* **Task description**: Return the material exactly as supplied, apart from the pictures, which are omitted.

* **Records from a data collection**:

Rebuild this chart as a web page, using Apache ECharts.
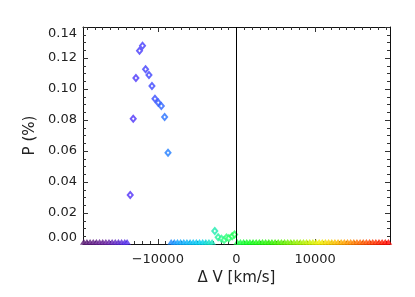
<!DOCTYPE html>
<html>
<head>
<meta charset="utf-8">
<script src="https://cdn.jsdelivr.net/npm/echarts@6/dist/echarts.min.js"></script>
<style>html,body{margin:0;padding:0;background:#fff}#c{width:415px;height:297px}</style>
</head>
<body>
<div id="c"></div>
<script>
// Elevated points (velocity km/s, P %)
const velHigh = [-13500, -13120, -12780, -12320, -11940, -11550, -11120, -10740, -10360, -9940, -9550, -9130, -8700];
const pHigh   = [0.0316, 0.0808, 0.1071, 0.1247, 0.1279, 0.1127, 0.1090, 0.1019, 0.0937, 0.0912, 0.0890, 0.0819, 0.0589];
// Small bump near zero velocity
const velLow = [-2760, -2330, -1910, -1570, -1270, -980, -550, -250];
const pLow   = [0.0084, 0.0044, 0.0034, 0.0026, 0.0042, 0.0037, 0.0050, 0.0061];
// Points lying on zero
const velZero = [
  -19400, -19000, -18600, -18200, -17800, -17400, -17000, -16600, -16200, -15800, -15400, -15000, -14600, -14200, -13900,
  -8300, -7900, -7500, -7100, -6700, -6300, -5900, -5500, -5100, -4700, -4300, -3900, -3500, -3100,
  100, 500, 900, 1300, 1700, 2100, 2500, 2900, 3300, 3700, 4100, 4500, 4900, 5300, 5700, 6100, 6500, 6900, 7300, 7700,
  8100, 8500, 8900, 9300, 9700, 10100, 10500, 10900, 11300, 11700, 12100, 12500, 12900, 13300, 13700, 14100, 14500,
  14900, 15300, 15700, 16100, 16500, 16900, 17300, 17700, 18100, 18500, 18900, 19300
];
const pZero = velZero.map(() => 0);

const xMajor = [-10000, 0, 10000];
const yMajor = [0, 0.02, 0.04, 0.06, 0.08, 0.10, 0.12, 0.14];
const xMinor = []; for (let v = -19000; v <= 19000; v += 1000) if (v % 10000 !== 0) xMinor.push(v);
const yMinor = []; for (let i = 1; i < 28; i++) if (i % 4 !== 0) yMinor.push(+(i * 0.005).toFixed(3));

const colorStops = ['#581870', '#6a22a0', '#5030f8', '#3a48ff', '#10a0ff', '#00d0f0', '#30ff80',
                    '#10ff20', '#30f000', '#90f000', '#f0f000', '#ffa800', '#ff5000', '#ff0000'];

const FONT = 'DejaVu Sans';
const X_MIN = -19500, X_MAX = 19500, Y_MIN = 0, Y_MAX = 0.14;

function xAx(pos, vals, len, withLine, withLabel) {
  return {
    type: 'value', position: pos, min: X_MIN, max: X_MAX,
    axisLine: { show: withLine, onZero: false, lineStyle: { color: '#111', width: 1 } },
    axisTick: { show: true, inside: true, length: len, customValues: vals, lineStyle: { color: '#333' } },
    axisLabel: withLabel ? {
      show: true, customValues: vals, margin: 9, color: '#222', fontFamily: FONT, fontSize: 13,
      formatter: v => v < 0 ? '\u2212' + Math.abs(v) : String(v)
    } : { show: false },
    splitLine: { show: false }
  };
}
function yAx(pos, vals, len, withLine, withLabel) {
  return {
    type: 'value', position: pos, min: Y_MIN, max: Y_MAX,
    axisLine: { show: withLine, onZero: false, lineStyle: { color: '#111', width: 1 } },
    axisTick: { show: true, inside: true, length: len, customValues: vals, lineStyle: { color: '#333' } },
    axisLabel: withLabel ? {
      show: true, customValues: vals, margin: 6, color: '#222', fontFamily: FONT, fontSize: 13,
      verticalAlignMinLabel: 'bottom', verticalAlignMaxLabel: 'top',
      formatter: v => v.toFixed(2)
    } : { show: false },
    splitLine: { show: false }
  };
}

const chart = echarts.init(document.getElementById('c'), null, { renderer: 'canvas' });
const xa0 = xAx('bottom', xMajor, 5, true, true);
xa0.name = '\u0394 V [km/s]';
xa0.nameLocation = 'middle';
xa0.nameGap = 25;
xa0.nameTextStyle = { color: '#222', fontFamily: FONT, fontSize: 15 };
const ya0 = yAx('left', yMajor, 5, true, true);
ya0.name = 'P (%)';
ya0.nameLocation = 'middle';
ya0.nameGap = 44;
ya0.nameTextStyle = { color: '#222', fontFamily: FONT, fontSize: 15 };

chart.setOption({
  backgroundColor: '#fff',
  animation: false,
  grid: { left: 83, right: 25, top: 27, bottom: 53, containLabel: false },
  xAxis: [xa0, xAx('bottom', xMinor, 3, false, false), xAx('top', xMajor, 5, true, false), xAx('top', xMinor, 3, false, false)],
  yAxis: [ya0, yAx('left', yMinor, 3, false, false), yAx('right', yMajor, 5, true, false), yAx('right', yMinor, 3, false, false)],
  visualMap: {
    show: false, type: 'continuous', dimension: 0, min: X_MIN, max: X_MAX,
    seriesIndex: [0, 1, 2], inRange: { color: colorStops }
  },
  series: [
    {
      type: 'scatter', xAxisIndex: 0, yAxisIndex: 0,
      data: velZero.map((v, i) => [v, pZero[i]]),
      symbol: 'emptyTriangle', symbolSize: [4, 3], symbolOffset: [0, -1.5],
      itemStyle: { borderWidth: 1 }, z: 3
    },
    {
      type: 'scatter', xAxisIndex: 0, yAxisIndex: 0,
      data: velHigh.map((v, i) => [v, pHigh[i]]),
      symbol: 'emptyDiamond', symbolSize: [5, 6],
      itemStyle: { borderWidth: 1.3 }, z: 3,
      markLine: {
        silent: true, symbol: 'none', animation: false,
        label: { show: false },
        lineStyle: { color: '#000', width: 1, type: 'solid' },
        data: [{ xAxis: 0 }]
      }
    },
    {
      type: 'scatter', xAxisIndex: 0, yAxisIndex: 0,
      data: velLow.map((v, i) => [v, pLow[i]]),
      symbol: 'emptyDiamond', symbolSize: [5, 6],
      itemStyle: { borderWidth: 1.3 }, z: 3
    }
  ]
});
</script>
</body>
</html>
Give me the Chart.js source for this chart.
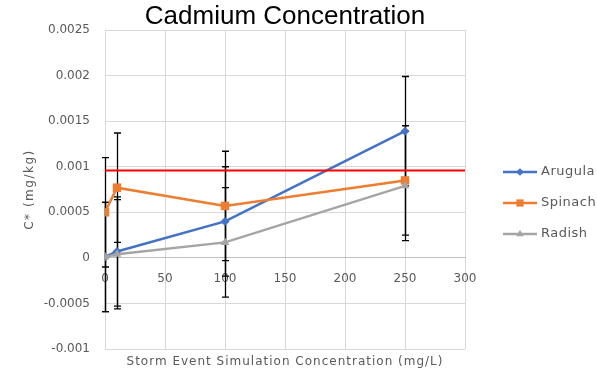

* **Answer to the problem**:
Rebuild this chart as a web page, using Apache ECharts.
<!DOCTYPE html>
<html>
<head>
<meta charset="utf-8">
<script src="https://cdn.jsdelivr.net/npm/echarts@6/dist/echarts.min.js"></script>
<style>html,body{margin:0;padding:0;background:#fff}#c{width:415px;height:297px}</style>
</head>
<body>
<div id="c"></div>
<script>
// Elevated points (velocity km/s, P %)
const velHigh = [-13500, -13120, -12780, -12320, -11940, -11550, -11120, -10740, -10360, -9940, -9550, -9130, -8700];
const pHigh   = [0.0316, 0.0808, 0.1071, 0.1247, 0.1279, 0.1127, 0.1090, 0.1019, 0.0937, 0.0912, 0.0890, 0.0819, 0.0589];
// Small bump near zero velocity
const velLow = [-2760, -2330, -1910, -1570, -1270, -980, -550, -250];
const pLow   = [0.0084, 0.0044, 0.0034, 0.0026, 0.0042, 0.0037, 0.0050, 0.0061];
// Points lying on zero
const velZero = [
  -19400, -19000, -18600, -18200, -17800, -17400, -17000, -16600, -16200, -15800, -15400, -15000, -14600, -14200, -13900,
  -8300, -7900, -7500, -7100, -6700, -6300, -5900, -5500, -5100, -4700, -4300, -3900, -3500, -3100,
  100, 500, 900, 1300, 1700, 2100, 2500, 2900, 3300, 3700, 4100, 4500, 4900, 5300, 5700, 6100, 6500, 6900, 7300, 7700,
  8100, 8500, 8900, 9300, 9700, 10100, 10500, 10900, 11300, 11700, 12100, 12500, 12900, 13300, 13700, 14100, 14500,
  14900, 15300, 15700, 16100, 16500, 16900, 17300, 17700, 18100, 18500, 18900, 19300
];
const pZero = velZero.map(() => 0);

const xMajor = [-10000, 0, 10000];
const yMajor = [0, 0.02, 0.04, 0.06, 0.08, 0.10, 0.12, 0.14];
const xMinor = []; for (let v = -19000; v <= 19000; v += 1000) if (v % 10000 !== 0) xMinor.push(v);
const yMinor = []; for (let i = 1; i < 28; i++) if (i % 4 !== 0) yMinor.push(+(i * 0.005).toFixed(3));

const colorStops = ['#581870', '#6a22a0', '#5030f8', '#3a48ff', '#10a0ff', '#00d0f0', '#30ff80',
                    '#10ff20', '#30f000', '#90f000', '#f0f000', '#ffa800', '#ff5000', '#ff0000'];

const FONT = 'DejaVu Sans';
const X_MIN = -19500, X_MAX = 19500, Y_MIN = 0, Y_MAX = 0.14;

function xAx(pos, vals, len, withLine, withLabel) {
  return {
    type: 'value', position: pos, min: X_MIN, max: X_MAX,
    axisLine: { show: withLine, onZero: false, lineStyle: { color: '#111', width: 1 } },
    axisTick: { show: true, inside: true, length: len, customValues: vals, lineStyle: { color: '#333' } },
    axisLabel: withLabel ? {
      show: true, customValues: vals, margin: 9, color: '#222', fontFamily: FONT, fontSize: 13,
      formatter: v => v < 0 ? '\u2212' + Math.abs(v) : String(v)
    } : { show: false },
    splitLine: { show: false }
  };
}
function yAx(pos, vals, len, withLine, withLabel) {
  return {
    type: 'value', position: pos, min: Y_MIN, max: Y_MAX,
    axisLine: { show: withLine, onZero: false, lineStyle: { color: '#111', width: 1 } },
    axisTick: { show: true, inside: true, length: len, customValues: vals, lineStyle: { color: '#333' } },
    axisLabel: withLabel ? {
      show: true, customValues: vals, margin: 6, color: '#222', fontFamily: FONT, fontSize: 13,
      verticalAlignMinLabel: 'bottom', verticalAlignMaxLabel: 'top',
      formatter: v => v.toFixed(2)
    } : { show: false },
    splitLine: { show: false }
  };
}

const chart = echarts.init(document.getElementById('c'), null, { renderer: 'canvas' });
const xa0 = xAx('bottom', xMajor, 5, true, true);
xa0.name = '\u0394 V [km/s]';
xa0.nameLocation = 'middle';
xa0.nameGap = 25;
xa0.nameTextStyle = { color: '#222', fontFamily: FONT, fontSize: 15 };
const ya0 = yAx('left', yMajor, 5, true, true);
ya0.name = 'P (%)';
ya0.nameLocation = 'middle';
ya0.nameGap = 44;
ya0.nameTextStyle = { color: '#222', fontFamily: FONT, fontSize: 15 };

chart.setOption({
  backgroundColor: '#fff',
  animation: false,
  grid: { left: 83, right: 25, top: 27, bottom: 53, containLabel: false },
  xAxis: [xa0, xAx('bottom', xMinor, 3, false, false), xAx('top', xMajor, 5, true, false), xAx('top', xMinor, 3, false, false)],
  yAxis: [ya0, yAx('left', yMinor, 3, false, false), yAx('right', yMajor, 5, true, false), yAx('right', yMinor, 3, false, false)],
  visualMap: {
    show: false, type: 'continuous', dimension: 0, min: X_MIN, max: X_MAX,
    seriesIndex: [0, 1, 2], inRange: { color: colorStops }
  },
  series: [
    {
      type: 'scatter', xAxisIndex: 0, yAxisIndex: 0,
      data: velZero.map((v, i) => [v, pZero[i]]),
      symbol: 'emptyTriangle', symbolSize: [4, 3], symbolOffset: [0, -1.5],
      itemStyle: { borderWidth: 1 }, z: 3
    },
    {
      type: 'scatter', xAxisIndex: 0, yAxisIndex: 0,
      data: velHigh.map((v, i) => [v, pHigh[i]]),
      symbol: 'emptyDiamond', symbolSize: [5, 6],
      itemStyle: { borderWidth: 1.3 }, z: 3,
      markLine: {
        silent: true, symbol: 'none', animation: false,
        label: { show: false },
        lineStyle: { color: '#000', width: 1, type: 'solid' },
        data: [{ xAxis: 0 }]
      }
    },
    {
      type: 'scatter', xAxisIndex: 0, yAxisIndex: 0,
      data: velLow.map((v, i) => [v, pLow[i]]),
      symbol: 'emptyDiamond', symbolSize: [5, 6],
      itemStyle: { borderWidth: 1.3 }, z: 3
    }
  ]
});
</script>
</body>
</html>
Give me the Chart.js source for this chart.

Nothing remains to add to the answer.